Monday, 17 February 2014

A Nominee for Worst Editor in History?


Djamel Ghanem, September 27, 2013.
Thousands of job positions in September.

Infrastructure.

A strange word that has an invisibility to it. It is the glue of our society without which everything would be in chaos in a matter of a few days. However, it is only at times such as in our house with my Father on a ventilator that we are constantly vigilant of the electricity supply. Even a hint of a problem and his life will be at risk.

Internal and in every corner of society, lacking a center, infrastructure constitutes the same pictorial issues as the notion of democracy. And yet it is exactly in this the Algerian cartoonist, Djamel Ghanem, excels. With a delicate line which reminisces the French mid 20th century tradition, he depicts endless rows of desks or a line of fire extinguishers with no beginning or end and an occasional inspector, all of which by description sounds fairly graphically simple, but intricately unveils the lack of professionalism within the organization of society.

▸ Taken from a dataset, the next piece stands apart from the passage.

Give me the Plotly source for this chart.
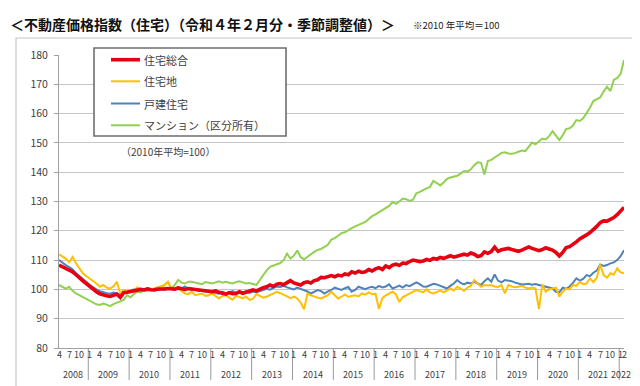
import plotly.graph_objects as go

# ---------------- data (monthly, 2008-04 .. 2022-02, 2010 average = 100) ----------------
start_year, start_month = 2008, 4

total = [  # 住宅総合
    108.3, 107.8, 107.2, 106.6, 106.0, 105.0, 103.8, 102.9, 102.0,
    101.0, 100.0, 99.2, 98.5, 98.0, 97.8, 97.6, 98.0, 98.4, 97.3, 98.9, 99.0,
    99.2, 99.5, 99.7, 100.0, 99.8, 100.2, 99.9, 99.8, 100.1, 100.0, 100.2, 100.3,
    100.3, 100.1, 100.5, 100.2, 100.0, 100.3, 100.2, 99.9, 100.0, 99.6, 99.7, 99.4,
    99.2, 99.5, 99.0, 98.8, 98.4, 98.9, 98.5, 98.6, 99.2, 98.7, 99.0, 99.3,
    99.8, 99.5, 100.2, 100.6, 100.9, 101.5, 101.0, 101.8, 102.0, 101.6, 102.3, 103.0,
    102.2, 101.8, 101.5, 102.3, 102.6, 102.2, 103.0, 103.3, 104.1, 104.0, 104.5, 104.7,
    104.3, 104.9, 104.6, 105.3, 105.0, 106.0, 105.6, 106.2, 105.8, 106.0, 106.8, 106.3,
    107.0, 107.4, 106.8, 108.0, 107.4, 108.3, 108.6, 108.2, 109.0, 108.8, 109.5, 110.0,
    109.8, 109.5, 109.7, 110.2, 109.9, 110.6, 110.3, 110.9, 110.6, 111.2, 111.5, 111.0,
    111.3, 111.6, 112.0, 111.7, 112.4, 112.0, 111.2, 111.5, 112.8, 112.3, 112.9, 114.4,
    113.0, 113.5, 113.8, 114.0, 113.6, 113.2, 113.0, 113.4, 113.9, 114.5, 114.0, 113.6,
    113.2, 113.6, 114.2, 113.8, 113.4, 112.6, 111.4, 112.6, 114.3, 114.6, 115.3, 116.2,
    117.2, 117.8, 118.6, 119.4, 120.3, 121.5, 122.8, 123.4, 123.3, 123.8, 124.5, 125.5,
    126.6, 128.0,
]

land = [  # 住宅地
    112.0, 111.3, 110.5, 109.3, 111.1, 108.9, 107.0, 105.5, 104.6,
    103.8, 102.8, 102.0, 100.9, 101.5, 100.6, 100.3, 101.0, 102.6, 98.6, 99.8, 99.2,
    99.8, 99.5, 100.7, 100.0, 99.6, 100.2, 99.8, 100.3, 100.7, 101.0, 101.5, 102.6,
    100.3, 100.0, 100.2, 99.5, 98.6, 98.4, 99.2, 98.0, 98.3, 98.6, 97.8, 98.0,
    98.6, 97.6, 96.9, 97.8, 98.0, 97.2, 96.5, 97.8, 97.5, 97.0, 97.5, 96.4,
    96.8, 98.4, 97.8, 97.2, 97.5, 98.0, 98.6, 99.2, 98.7, 98.0, 97.6, 97.0,
    97.5, 96.9, 95.5, 93.2, 98.6, 98.0, 97.5, 97.2, 96.9, 97.4, 98.0, 99.2,
    98.0, 96.9, 97.5, 98.3, 97.5, 97.8, 98.0, 97.6, 98.6, 98.2, 99.0, 98.4,
    98.5, 93.3, 97.0, 98.0, 98.6, 99.2, 98.3, 95.7, 97.4, 98.0, 98.6, 99.2,
    99.8, 99.4, 99.0, 100.0, 99.0, 98.6, 99.2, 99.6, 99.0, 99.8, 100.3, 99.6,
    100.9, 100.3, 99.5, 100.6, 101.2, 103.2, 102.0, 100.9, 101.5, 101.3, 101.5, 101.0,
    100.8, 101.5, 98.6, 101.5, 101.0, 100.7, 100.9, 101.2, 100.6, 100.3, 100.6, 100.3,
    93.3, 101.7, 99.2, 100.0, 100.3, 100.6, 97.5, 99.2, 100.3, 100.0, 101.5, 101.2,
    102.6, 101.8, 102.0, 103.8, 102.5, 104.0, 108.5, 104.9, 104.0, 105.5, 105.0, 107.2,
    105.8, 105.5,
]

house = [  # 戸建住宅
    110.0, 109.0, 108.3, 107.6, 106.8, 105.5, 104.6, 103.5, 102.6,
    101.5, 100.6, 100.0, 99.4, 99.0, 98.7, 98.5, 98.9, 98.6, 98.0, 99.0, 99.4,
    99.6, 100.0, 99.8, 100.2, 99.9, 100.4, 100.0, 99.7, 100.2, 100.1, 99.8, 100.3,
    100.5, 100.0, 100.8, 100.3, 101.0, 100.2, 99.8, 100.0, 99.5, 99.7, 99.2, 99.5,
    99.0, 98.8, 98.5, 99.2, 98.6, 99.0, 99.4, 98.9, 99.2, 99.0, 99.4, 98.8,
    99.3, 99.0, 99.5, 99.8, 100.2, 99.9, 100.5, 101.0, 100.8, 101.2, 100.7, 100.4,
    100.0, 100.6, 100.2, 99.8, 99.3, 98.6, 99.2, 99.8, 99.4, 98.6, 99.3, 99.8,
    100.6, 100.2, 99.8, 100.4, 100.8, 99.2, 99.8, 100.9, 100.5, 100.1, 100.6, 100.9,
    100.4, 101.2, 100.7, 101.0, 101.7, 100.3, 100.8, 101.3, 100.6, 101.5, 101.1, 101.9,
    102.4, 101.8, 101.0, 100.9, 101.4, 101.9, 101.7, 101.2, 100.6, 100.3, 101.2, 102.0,
    103.2, 102.2, 101.7, 102.3, 102.0, 102.6, 102.0, 101.5, 102.8, 103.8, 102.6, 105.1,
    103.0, 102.4, 103.2, 103.0, 102.8, 102.3, 102.0, 101.7, 101.8, 101.9, 101.6, 101.8,
    101.5, 101.2, 100.9, 100.7, 100.3, 99.2, 99.0, 100.6, 100.2, 101.0, 102.2, 103.8,
    103.0, 103.6, 104.9, 104.5, 105.7, 106.4, 108.5, 108.0, 108.3, 108.9, 109.2, 110.0,
    111.3, 113.4,
]

condo = [  # マンション（区分所有）
    101.5, 100.8, 100.3, 100.9, 99.5, 98.6, 98.0, 97.5, 96.9,
    96.2, 95.5, 94.9, 94.7, 95.2, 94.8, 94.3, 95.0, 95.4, 95.8, 96.4, 98.0,
    97.3, 98.4, 99.2, 99.0, 99.8, 99.5, 100.0, 100.3, 100.0, 100.3, 101.5, 102.6,
    100.3, 101.5, 103.2, 102.3, 102.0, 102.6, 102.6, 102.3, 102.0, 101.8, 102.5, 102.2,
    102.0, 102.4, 102.8, 102.3, 102.6, 102.3, 102.0, 102.5, 102.8, 102.4, 102.0, 102.2,
    101.8, 101.5, 103.2, 105.0, 106.5, 107.7, 108.2, 108.6, 109.0, 110.0, 112.2, 110.5,
    111.5, 113.3, 111.0, 110.3, 111.2, 112.0, 112.8, 113.5, 113.8, 114.5, 115.2, 117.0,
    117.5, 118.3, 119.2, 119.5, 120.3, 120.9, 121.5, 122.0, 122.6, 123.0, 124.0, 125.0,
    125.6, 126.3, 127.2, 127.8, 128.5, 129.8, 129.2, 130.0, 131.0, 130.8, 130.2, 130.6,
    132.8, 133.3, 134.0, 134.5, 135.0, 137.0, 136.3, 135.5, 136.5, 137.7, 138.2, 138.6,
    138.8, 139.5, 140.4, 140.2, 141.0, 142.4, 143.4, 143.2, 139.2, 143.8, 144.2, 145.0,
    145.8, 146.6, 146.8, 146.4, 146.3, 146.5, 147.0, 147.4, 147.2, 148.5, 150.1, 149.5,
    150.6, 151.5, 151.2, 152.3, 154.0, 152.5, 151.0, 152.6, 154.7, 155.0, 155.9, 157.8,
    157.5, 158.4, 160.0, 162.0, 164.3, 165.0, 165.5, 167.5, 169.2, 167.7, 171.5, 172.2,
    173.5, 178.3,
]

series_names = ["住宅総合", "住宅地", "戸建住宅", "マンション（区分所有）"]
series_colors = ["#e60012", "#ffc000", "#4f81bd", "#92d050"]
series_widths = [3.6, 2.0, 2.0, 2.0]
month_label_set = [1, 4, 7, 10]
y_ticks = [80, 90, 100, 110, 120, 130, 140, 150, 160, 170, 180]

# ---------------- geometry helpers ----------------
W, H = 640, 386
PL, PR, PT, PB = 51, 616, 47, 340
FONT = "Noto Sans CJK JP"


def px_x(x):
    return (x - PL) / (PR - PL)


def px_y(y):
    return (PB - y) / (PB - PT)


n = len(total)
assert all(len(s) == n for s in (land, house, condo)), [len(s) for s in (total, land, house, condo)]

months = []
yy, mm = start_year, start_month
for _ in range(n):
    months.append((yy, mm))
    mm += 1
    if mm > 12:
        yy, mm = yy + 1, 1
idx = list(range(n))

fig = go.Figure()
all_series = [total, land, house, condo]
draw_order = [3, 2, 1, 0]
for k in draw_order:
    fig.add_trace(go.Scatter(
        x=idx, y=all_series[k], mode="lines", name=series_names[k],
        line=dict(color=series_colors[k], width=series_widths[k]),
        showlegend=False,
    ))

annotations = []
shapes = []
label_font = dict(family=FONT, size=9, color="#404040")

# month labels
for i, (y_, m_) in enumerate(months):
    show = m_ in month_label_set or (i == n - 1)
    if show:
        annotations.append(dict(x=i, y=px_y(346), xref="x", yref="paper", text=str(m_),
                                showarrow=False, font=label_font, xanchor="center", yanchor="middle"))

# year labels and separators
years = sorted(set(y_ for y_, _ in months))
for yr in years:
    ids = [i for i, (y_, _) in enumerate(months) if y_ == yr]
    first, last = ids[0], ids[-1]
    left = first - 0.5 if first > 0 else 0
    right = last + 0.5 if last < n - 1 else n - 1
    annotations.append(dict(x=(left + right) / 2, y=px_y(366), xref="x", yref="paper", text=str(yr),
                            showarrow=False, font=dict(family=FONT, size=9, color="#404040"),
                            xanchor="center", yanchor="middle"))
    if first > 0:
        shapes.append(dict(type="line", xref="x", yref="paper", x0=first - 0.4, x1=first - 0.4,
                           y0=0, y1=px_y(372), line=dict(color="#9a9a9a", width=1)))

# outer frame
shapes.append(dict(type="rect", xref="paper", yref="paper", x0=px_x(8), x1=px_x(627),
                   y0=px_y(380), y1=px_y(30), line=dict(color="#c4c4c4", width=1.2), layer="below"))

# legend box (drawn in the Excel style of the original)
shapes.append(dict(type="rect", xref="paper", yref="paper", x0=px_x(86), x1=px_x(278),
                   y0=px_y(128), y1=px_y(40), line=dict(color="#6e6e6e", width=1.6),
                   fillcolor="white", layer="above"))
legend_rows = [51.7, 73.3, 95.5, 117.3]
for k in range(4):
    ry = legend_rows[k]
    shapes.append(dict(type="line", xref="paper", yref="paper", x0=px_x(103), x1=px_x(132),
                       y0=px_y(ry), y1=px_y(ry),
                       line=dict(color=series_colors[k], width=series_widths[k])))
    annotations.append(dict(x=px_x(134), y=px_y(ry), xref="paper", yref="paper", text=series_names[k],
                            showarrow=False, xanchor="left", yanchor="middle",
                            font=dict(family=FONT, size=11, color="#404040")))

# titles
annotations.append(dict(x=px_x(0), y=px_y(16), xref="paper", yref="paper",
                        text="<b>＜不動産価格指数（住宅）（令和４年２月分・季節調整値）＞</b>",
                        showarrow=False, xanchor="left", yanchor="middle",
                        font=dict(family=FONT, size=14, color="#111111")))
annotations.append(dict(x=px_x(403), y=px_y(17), xref="paper", yref="paper",
                        text="※2010 年平均＝100", showarrow=False, xanchor="left", yanchor="middle",
                        font=dict(family=FONT, size=9.5, color="#222222")))
annotations.append(dict(x=px_x(160), y=px_y(143), xref="paper", yref="paper",
                        text="（2010年平均=100）", showarrow=False, xanchor="center", yanchor="middle",
                        font=dict(family=FONT, size=10, color="#404040")))

fig.update_layout(
    width=W, height=H,
    margin=dict(l=PL, r=W - PR, t=PT, b=H - PB, pad=0),
    paper_bgcolor="white", plot_bgcolor="white",
    showlegend=False,
    annotations=annotations, shapes=shapes,
    xaxis=dict(range=[0, n - 1], showgrid=False, zeroline=False, showticklabels=False,
               ticks="", showline=True, linecolor="#a0a0a0", linewidth=1),
    yaxis=dict(range=[80, 180], tickvals=y_ticks, showgrid=True, gridcolor="#c6c6c6", gridwidth=1,
               zeroline=False, showline=True, linecolor="#a0a0a0", linewidth=1,
               ticks="outside", ticklen=4, tickcolor="#a0a0a0", ticklabelstandoff=4,
               tickfont=dict(family=FONT, size=10.5, color="#404040")),
)

fig.write_html("out.html")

Some in power constitute themselves as different from the rest, taking the privilege of definition upon them, such as who is in favor and who is not, making the whole system weak. But the defining power is not included in his drawings, it is not even pointed at. Djamel Ghanem undresses the weakness of the whole tissue by creating a picture plane of repetitiveness. He creates drawings without a center.

This is the kind of cartoons that will go directly to the history books. Djamel Ghanem's drawings employs the language of power, revealing the absurdity the part of infrastructure which is constituted by social interactions. Such as the measures taken when the revolution broke out in Tunisia, curing the symptom of potential protesters setting fire to themselves with the correct placing of fire-extinguishers.

And now he is about to stand trial for a cartoon on President Abdelaziz Bouteflika. The maximum penalty if found guilty is 18 months of imprisonment.


Djamel Ghanem, September 27, 2013.
- Get up! Where do you think you are? In parliament...


Only in this case the suit was not filed by the president, but Djamel Ghanem's own editor and now former employer of the paper la Voix de l'Oranie.

The drawing in case is said to address the president and his possibility for a fourth term in office. But its contents are of no matter, since it was never even printed. This is new. Censorship in legal terms is not about the artwork itself, but its publication and distribution to a wider audience. Daumier was allowed to draw as he wished during the French July Monarchy, but when his drawings were published, his editor was taken to court and given a prison sentence.

His editor.

Editors and publishers have stood up for centuries for the critical voices they conveyed to the public and have paid the consequences that came with it. It has given them a place in history along with the cartoonists whose works they gave a platform.

This editor apparently saw a way out of paying his now former employee what he owed him by suing him instead, believing that if he could just drag in the name of the president, he could claim his own moral superiority.

There is no case, just a spineless editor. May the case be dissolved and may there be others who dare look at Djamel Ghanem's work for its rightful value. And thereby owe themselves their own place in history.


Djamel Ghanem, January 26, 2011.
Preventive measures against immolation.


The cartoons shown are courtesy of Djamel Ghanem. 

ETA: February 20 was Djamel attacked in an attempt to prevent him from drawing.